Start of Data shown
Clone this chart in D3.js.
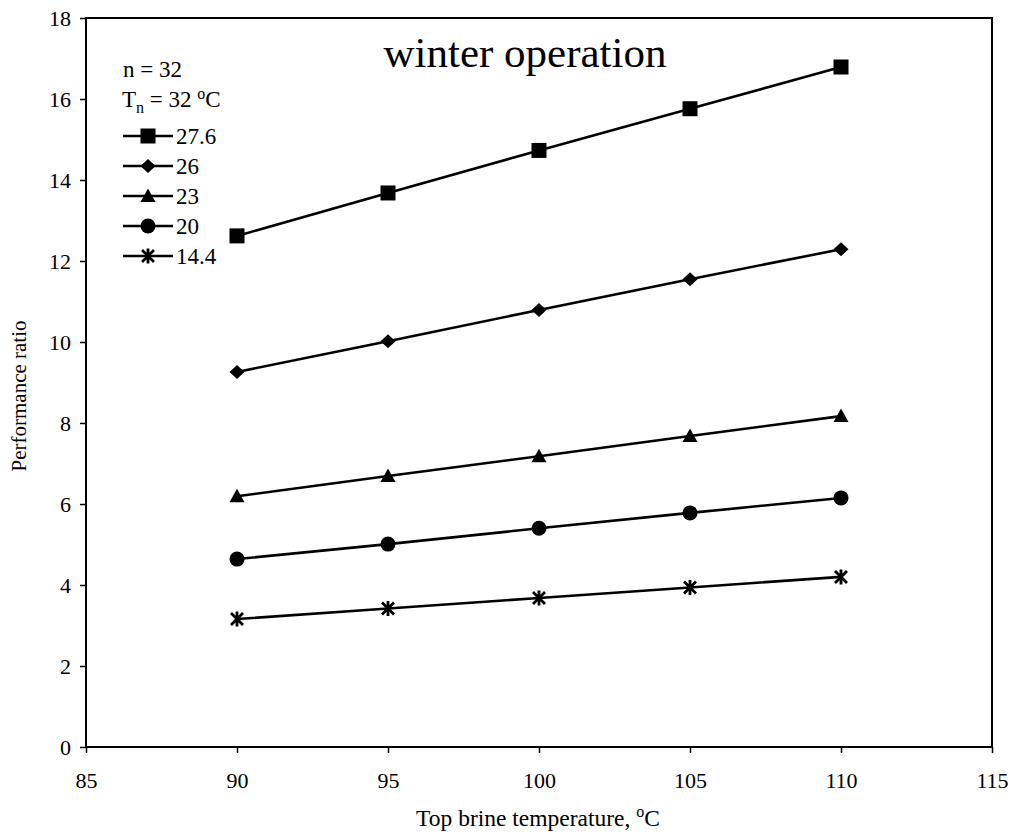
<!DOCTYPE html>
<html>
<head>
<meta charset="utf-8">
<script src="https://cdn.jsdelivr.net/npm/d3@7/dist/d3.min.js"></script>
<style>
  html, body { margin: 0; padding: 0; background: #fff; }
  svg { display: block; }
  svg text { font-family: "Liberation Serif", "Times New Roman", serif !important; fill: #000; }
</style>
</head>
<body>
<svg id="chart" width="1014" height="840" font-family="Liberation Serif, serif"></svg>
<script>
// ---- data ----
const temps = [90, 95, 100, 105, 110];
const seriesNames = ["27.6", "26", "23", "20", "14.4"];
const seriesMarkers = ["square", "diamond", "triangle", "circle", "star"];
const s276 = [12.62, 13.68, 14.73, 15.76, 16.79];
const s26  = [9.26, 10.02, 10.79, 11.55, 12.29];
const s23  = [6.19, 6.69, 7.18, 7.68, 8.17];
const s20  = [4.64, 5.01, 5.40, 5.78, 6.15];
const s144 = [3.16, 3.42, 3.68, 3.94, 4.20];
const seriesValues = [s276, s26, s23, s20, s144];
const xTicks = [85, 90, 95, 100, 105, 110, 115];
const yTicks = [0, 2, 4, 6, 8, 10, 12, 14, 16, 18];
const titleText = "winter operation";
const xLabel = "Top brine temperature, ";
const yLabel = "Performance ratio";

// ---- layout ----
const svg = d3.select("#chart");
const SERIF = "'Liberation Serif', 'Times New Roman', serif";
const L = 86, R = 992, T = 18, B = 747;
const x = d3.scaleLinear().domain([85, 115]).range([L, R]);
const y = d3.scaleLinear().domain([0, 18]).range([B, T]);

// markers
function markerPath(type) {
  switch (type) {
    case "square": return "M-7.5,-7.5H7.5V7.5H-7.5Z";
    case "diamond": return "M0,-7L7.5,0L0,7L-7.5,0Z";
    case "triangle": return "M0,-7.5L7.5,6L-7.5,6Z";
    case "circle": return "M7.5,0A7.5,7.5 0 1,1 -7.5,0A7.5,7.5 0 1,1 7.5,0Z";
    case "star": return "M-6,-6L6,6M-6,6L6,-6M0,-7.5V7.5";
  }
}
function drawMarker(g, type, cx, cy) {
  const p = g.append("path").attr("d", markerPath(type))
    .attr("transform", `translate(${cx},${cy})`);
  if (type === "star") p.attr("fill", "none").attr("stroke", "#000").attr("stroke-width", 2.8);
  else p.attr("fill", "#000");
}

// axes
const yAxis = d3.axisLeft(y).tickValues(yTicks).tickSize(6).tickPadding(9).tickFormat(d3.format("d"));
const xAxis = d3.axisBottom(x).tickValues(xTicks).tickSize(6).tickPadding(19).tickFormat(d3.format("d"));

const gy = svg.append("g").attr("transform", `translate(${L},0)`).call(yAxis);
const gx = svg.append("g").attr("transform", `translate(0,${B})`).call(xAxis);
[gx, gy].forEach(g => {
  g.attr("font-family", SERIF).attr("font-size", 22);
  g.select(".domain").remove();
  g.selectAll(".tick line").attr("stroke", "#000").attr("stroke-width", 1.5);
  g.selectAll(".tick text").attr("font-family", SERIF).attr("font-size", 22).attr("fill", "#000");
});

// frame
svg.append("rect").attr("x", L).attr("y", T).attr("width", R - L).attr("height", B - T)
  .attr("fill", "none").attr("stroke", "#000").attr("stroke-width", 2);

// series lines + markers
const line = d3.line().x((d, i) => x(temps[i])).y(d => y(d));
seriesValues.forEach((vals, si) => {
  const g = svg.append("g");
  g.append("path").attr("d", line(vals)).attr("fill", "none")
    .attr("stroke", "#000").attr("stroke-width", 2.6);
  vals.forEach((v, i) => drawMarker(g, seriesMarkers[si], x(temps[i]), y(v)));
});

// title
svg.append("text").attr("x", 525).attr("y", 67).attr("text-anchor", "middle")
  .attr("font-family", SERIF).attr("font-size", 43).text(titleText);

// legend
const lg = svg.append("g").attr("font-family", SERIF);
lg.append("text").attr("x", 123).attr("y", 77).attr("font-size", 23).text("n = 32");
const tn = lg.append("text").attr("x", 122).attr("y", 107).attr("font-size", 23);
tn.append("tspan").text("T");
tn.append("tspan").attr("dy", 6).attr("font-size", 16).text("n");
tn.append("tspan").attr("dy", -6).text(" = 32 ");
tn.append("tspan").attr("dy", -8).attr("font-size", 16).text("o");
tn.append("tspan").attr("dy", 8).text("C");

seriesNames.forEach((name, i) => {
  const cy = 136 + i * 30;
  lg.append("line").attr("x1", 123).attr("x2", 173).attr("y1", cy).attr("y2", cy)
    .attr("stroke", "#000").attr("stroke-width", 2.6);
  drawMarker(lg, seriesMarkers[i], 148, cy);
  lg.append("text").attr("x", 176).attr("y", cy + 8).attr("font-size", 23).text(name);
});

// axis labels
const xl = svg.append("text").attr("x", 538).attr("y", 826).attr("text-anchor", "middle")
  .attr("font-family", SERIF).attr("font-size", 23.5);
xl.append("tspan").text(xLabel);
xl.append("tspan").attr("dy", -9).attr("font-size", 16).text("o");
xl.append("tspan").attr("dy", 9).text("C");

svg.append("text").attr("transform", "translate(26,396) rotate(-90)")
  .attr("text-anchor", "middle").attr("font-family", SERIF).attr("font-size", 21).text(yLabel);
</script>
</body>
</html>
End of Data shown
What this task involves: Write the material out again exactly as it appears, dropping the pictures.

Exercise result:
Clone this chart in D3.js.
<!DOCTYPE html>
<html>
<head>
<meta charset="utf-8">
<script src="https://cdn.jsdelivr.net/npm/d3@7/dist/d3.min.js"></script>
<style>
  html, body { margin: 0; padding: 0; background: #fff; }
  svg { display: block; }
  svg text { font-family: "Liberation Serif", "Times New Roman", serif !important; fill: #000; }
</style>
</head>
<body>
<svg id="chart" width="1014" height="840" font-family="Liberation Serif, serif"></svg>
<script>
// ---- data ----
const temps = [90, 95, 100, 105, 110];
const seriesNames = ["27.6", "26", "23", "20", "14.4"];
const seriesMarkers = ["square", "diamond", "triangle", "circle", "star"];
const s276 = [12.62, 13.68, 14.73, 15.76, 16.79];
const s26  = [9.26, 10.02, 10.79, 11.55, 12.29];
const s23  = [6.19, 6.69, 7.18, 7.68, 8.17];
const s20  = [4.64, 5.01, 5.40, 5.78, 6.15];
const s144 = [3.16, 3.42, 3.68, 3.94, 4.20];
const seriesValues = [s276, s26, s23, s20, s144];
const xTicks = [85, 90, 95, 100, 105, 110, 115];
const yTicks = [0, 2, 4, 6, 8, 10, 12, 14, 16, 18];
const titleText = "winter operation";
const xLabel = "Top brine temperature, ";
const yLabel = "Performance ratio";

// ---- layout ----
const svg = d3.select("#chart");
const SERIF = "'Liberation Serif', 'Times New Roman', serif";
const L = 86, R = 992, T = 18, B = 747;
const x = d3.scaleLinear().domain([85, 115]).range([L, R]);
const y = d3.scaleLinear().domain([0, 18]).range([B, T]);

// markers
function markerPath(type) {
  switch (type) {
    case "square": return "M-7.5,-7.5H7.5V7.5H-7.5Z";
    case "diamond": return "M0,-7L7.5,0L0,7L-7.5,0Z";
    case "triangle": return "M0,-7.5L7.5,6L-7.5,6Z";
    case "circle": return "M7.5,0A7.5,7.5 0 1,1 -7.5,0A7.5,7.5 0 1,1 7.5,0Z";
    case "star": return "M-6,-6L6,6M-6,6L6,-6M0,-7.5V7.5";
  }
}
function drawMarker(g, type, cx, cy) {
  const p = g.append("path").attr("d", markerPath(type))
    .attr("transform", `translate(${cx},${cy})`);
  if (type === "star") p.attr("fill", "none").attr("stroke", "#000").attr("stroke-width", 2.8);
  else p.attr("fill", "#000");
}

// axes
const yAxis = d3.axisLeft(y).tickValues(yTicks).tickSize(6).tickPadding(9).tickFormat(d3.format("d"));
const xAxis = d3.axisBottom(x).tickValues(xTicks).tickSize(6).tickPadding(19).tickFormat(d3.format("d"));

const gy = svg.append("g").attr("transform", `translate(${L},0)`).call(yAxis);
const gx = svg.append("g").attr("transform", `translate(0,${B})`).call(xAxis);
[gx, gy].forEach(g => {
  g.attr("font-family", SERIF).attr("font-size", 22);
  g.select(".domain").remove();
  g.selectAll(".tick line").attr("stroke", "#000").attr("stroke-width", 1.5);
  g.selectAll(".tick text").attr("font-family", SERIF).attr("font-size", 22).attr("fill", "#000");
});

// frame
svg.append("rect").attr("x", L).attr("y", T).attr("width", R - L).attr("height", B - T)
  .attr("fill", "none").attr("stroke", "#000").attr("stroke-width", 2);

// series lines + markers
const line = d3.line().x((d, i) => x(temps[i])).y(d => y(d));
seriesValues.forEach((vals, si) => {
  const g = svg.append("g");
  g.append("path").attr("d", line(vals)).attr("fill", "none")
    .attr("stroke", "#000").attr("stroke-width", 2.6);
  vals.forEach((v, i) => drawMarker(g, seriesMarkers[si], x(temps[i]), y(v)));
});

// title
svg.append("text").attr("x", 525).attr("y", 67).attr("text-anchor", "middle")
  .attr("font-family", SERIF).attr("font-size", 43).text(titleText);

// legend
const lg = svg.append("g").attr("font-family", SERIF);
lg.append("text").attr("x", 123).attr("y", 77).attr("font-size", 23).text("n = 32");
const tn = lg.append("text").attr("x", 122).attr("y", 107).attr("font-size", 23);
tn.append("tspan").text("T");
tn.append("tspan").attr("dy", 6).attr("font-size", 16).text("n");
tn.append("tspan").attr("dy", -6).text(" = 32 ");
tn.append("tspan").attr("dy", -8).attr("font-size", 16).text("o");
tn.append("tspan").attr("dy", 8).text("C");

seriesNames.forEach((name, i) => {
  const cy = 136 + i * 30;
  lg.append("line").attr("x1", 123).attr("x2", 173).attr("y1", cy).attr("y2", cy)
    .attr("stroke", "#000").attr("stroke-width", 2.6);
  drawMarker(lg, seriesMarkers[i], 148, cy);
  lg.append("text").attr("x", 176).attr("y", cy + 8).attr("font-size", 23).text(name);
});

// axis labels
const xl = svg.append("text").attr("x", 538).attr("y", 826).attr("text-anchor", "middle")
  .attr("font-family", SERIF).attr("font-size", 23.5);
xl.append("tspan").text(xLabel);
xl.append("tspan").attr("dy", -9).attr("font-size", 16).text("o");
xl.append("tspan").attr("dy", 9).text("C");

svg.append("text").attr("transform", "translate(26,396) rotate(-90)")
  .attr("text-anchor", "middle").attr("font-family", SERIF).attr("font-size", 21).text(yLabel);
</script>
</body>
</html>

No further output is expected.